Starting at the first line of the listing below, retype each line up to and including the one that contains "import * as". Leave pictures out.

======== Information supplied ========

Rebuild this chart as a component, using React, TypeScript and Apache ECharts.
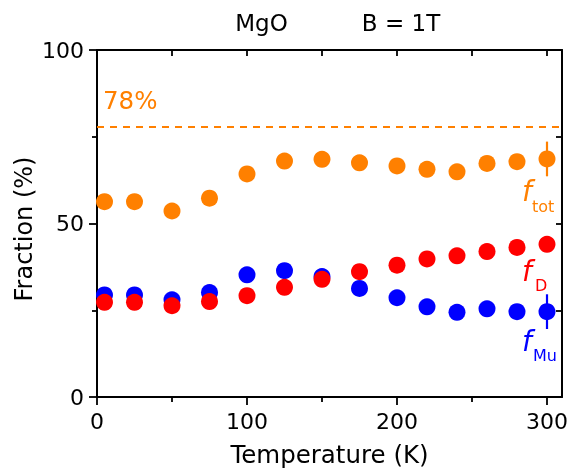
import React, { useEffect, useRef } from "react";
import * as echarts from "echarts";

const temps = [5, 25, 50, 75, 100, 125, 150, 175, 200, 220, 240, 260, 280, 300];
const fTot = [56.3, 56.3, 53.6, 57.3, 64.3, 68.0, 68.5, 67.5, 66.6, 65.6, 64.9, 67.3, 67.8, 68.6];
const fD = [27.3, 27.3, 26.3, 27.5, 29.2, 31.6, 33.9, 36.1, 38.0, 39.8, 40.7, 41.9, 43.1, 44.0];
const fMu = [29.4, 29.4, 28.0, 30.1, 35.2, 36.4, 34.7, 31.3, 28.6, 26.0, 24.4, 25.4, 24.6, 24.6];
const errTemp = 300;
const totErr = 5;
const muErr = 5;
const limitLine = 78;

const xMajor = [0, 100, 200, 300];
const xMinor = [50, 150, 250];
const xTop = [0, 50, 100, 150, 200, 250, 300];
const yMajor = [0, 50, 100];
const yMinor = [25, 75];
const yRight = [25, 50, 75];

const ORANGE = "#ff8000";
const RED = "#ff0000";
const BLUE = "#0000ff";
const FONT = "DejaVu Sans";

export default function App() {
  const ref = useRef<HTMLDivElement>(null);
  useEffect(() => {
    if (!ref.current) return;
    const chart = echarts.init(ref.current, undefined, { renderer: "svg" });
    const line = { show: true, onZero: false, lineStyle: { color: "#000", width: 2 } };
    const tickStyle = { color: "#000", width: 1.8 };
    const baseX = { type: "value", min: 0, max: 310, splitLine: { show: false } };
    const baseY = { type: "value", min: 0, max: 100, splitLine: { show: false } };
    const idx = temps.indexOf(errTemp);
    const errSeries = (val: number, err: number, color: string) => ({
      type: "custom",
      xAxisIndex: 0,
      yAxisIndex: 0,
      z: 1,
      data: [[errTemp, val - err, val + err]],
      renderItem: (_p: any, api: any) => {
        const a = api.coord([api.value(0), api.value(1)]);
        const b = api.coord([api.value(0), api.value(2)]);
        return {
          type: "line",
          shape: { x1: a[0], y1: a[1], x2: b[0], y2: b[1] },
          style: { stroke: color, lineWidth: 2.2 },
        };
      },
    });
    const txt = (text: string, x: number, y: number, size: number, color: string, italic = false, align = "left", rotation = 0) => ({
      type: "text",
      x,
      y,
      rotation,
      style: {
        text,
        fill: color,
        fontSize: size,
        fontFamily: FONT,
        fontStyle: italic ? "italic" : "normal",
        align,
        textAlign: align,
        verticalAlign: "middle",
        textVerticalAlign: "middle",
      },
    });
    chart.setOption({
      animation: false,
      textStyle: { fontFamily: FONT },
      grid: { left: 97, right: 8, top: 50, bottom: 71, containLabel: false, outerBoundsMode: "none" },
      xAxis: [
        {
          ...baseX,
          position: "bottom",
          axisLine: line,
          axisTick: { show: true, customValues: xMajor, length: 8, lineStyle: tickStyle },
          axisLabel: { customValues: xMajor, color: "#000", fontSize: 22, margin: 13, fontFamily: FONT },
          name: "Temperature (K)",
          nameLocation: "middle",
          nameGap: 45,
          nameTextStyle: { color: "#000", fontSize: 24.5, fontFamily: FONT },
        },
        {
          ...baseX,
          position: "bottom",
          axisLine: { show: false, onZero: false },
          axisTick: { show: true, customValues: xMinor, length: 5, lineStyle: tickStyle },
          axisLabel: { show: false },
        },
        {
          ...baseX,
          position: "top",
          axisLine: line,
          axisTick: { show: true, inside: true, customValues: xTop, length: 6, lineStyle: tickStyle },
          axisLabel: { show: false },
        },
      ],
      yAxis: [
        {
          ...baseY,
          position: "left",
          axisLine: line,
          axisTick: { show: true, customValues: yMajor, length: 8, lineStyle: tickStyle },
          axisLabel: { customValues: yMajor, color: "#000", fontSize: 22, margin: 13, fontFamily: FONT },
        },
        {
          ...baseY,
          position: "left",
          axisLine: { show: false, onZero: false },
          axisTick: { show: true, customValues: yMinor, length: 5, lineStyle: tickStyle },
          axisLabel: { show: false },
        },
        {
          ...baseY,
          position: "right",
          axisLine: line,
          axisTick: { show: true, inside: true, customValues: yRight, length: 6, lineStyle: tickStyle },
          axisLabel: { show: false },
        },
      ],
      series: [
        errSeries(fTot[idx], totErr, ORANGE),
        errSeries(fMu[idx], muErr, BLUE),
        {
          type: "scatter",
          xAxisIndex: 0,
          yAxisIndex: 0,
          symbolSize: 17,
          z: 2,
          itemStyle: { color: ORANGE, opacity: 1 },
          data: temps.map((t, i) => [t, fTot[i]]),
          markLine: {
            silent: true,
            symbol: "none",
            label: { show: false },
            lineStyle: { color: ORANGE, width: 2.2, type: [7, 6] },
            data: [{ yAxis: limitLine }],
          },
        },
        {
          type: "scatter",
          xAxisIndex: 0,
          yAxisIndex: 0,
          symbolSize: 17,
          z: 2,
          itemStyle: { color: BLUE, opacity: 1 },
          data: temps.map((t, i) => [t, fMu[i]]),
        },
        {
          type: "scatter",
          xAxisIndex: 0,
          yAxisIndex: 0,
          symbolSize: 17,
          z: 3,
          itemStyle: { color: RED, opacity: 1 },
          data: temps.map((t, i) => [t, fD[i]]),
        },
      ],
      graphic: [
        txt("Fraction (%)", 24, 229, 24, "#000", false, "center", Math.PI / 2),
        txt("MgO", 261.5, 23, 23, "#000", false, "center"),
        txt("B = 1T", 401, 23, 23, "#000", false, "center"),
        txt(limitLine + "%", 103, 100, 24.5, ORANGE),
        txt("f", 522, 191, 28, ORANGE, true),
        txt("tot", 532, 206, 16, ORANGE),
        txt("f", 522, 271, 28, RED, true),
        txt("D", 535, 285, 16, RED),
        txt("f", 522, 341, 28, BLUE, true),
        txt("Mu", 533, 355, 16, BLUE),
      ],
    });
    return () => chart.dispose();
  }, []);
  return <div ref={ref} style={{ position: "fixed", left: 0, top: 0, width: 570, height: 468 }} />;
}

========

▶ **Full output**:
Rebuild this chart as a component, using React, TypeScript and Apache ECharts.
import React, { useEffect, useRef } from "react";
import * as echarts from "echarts";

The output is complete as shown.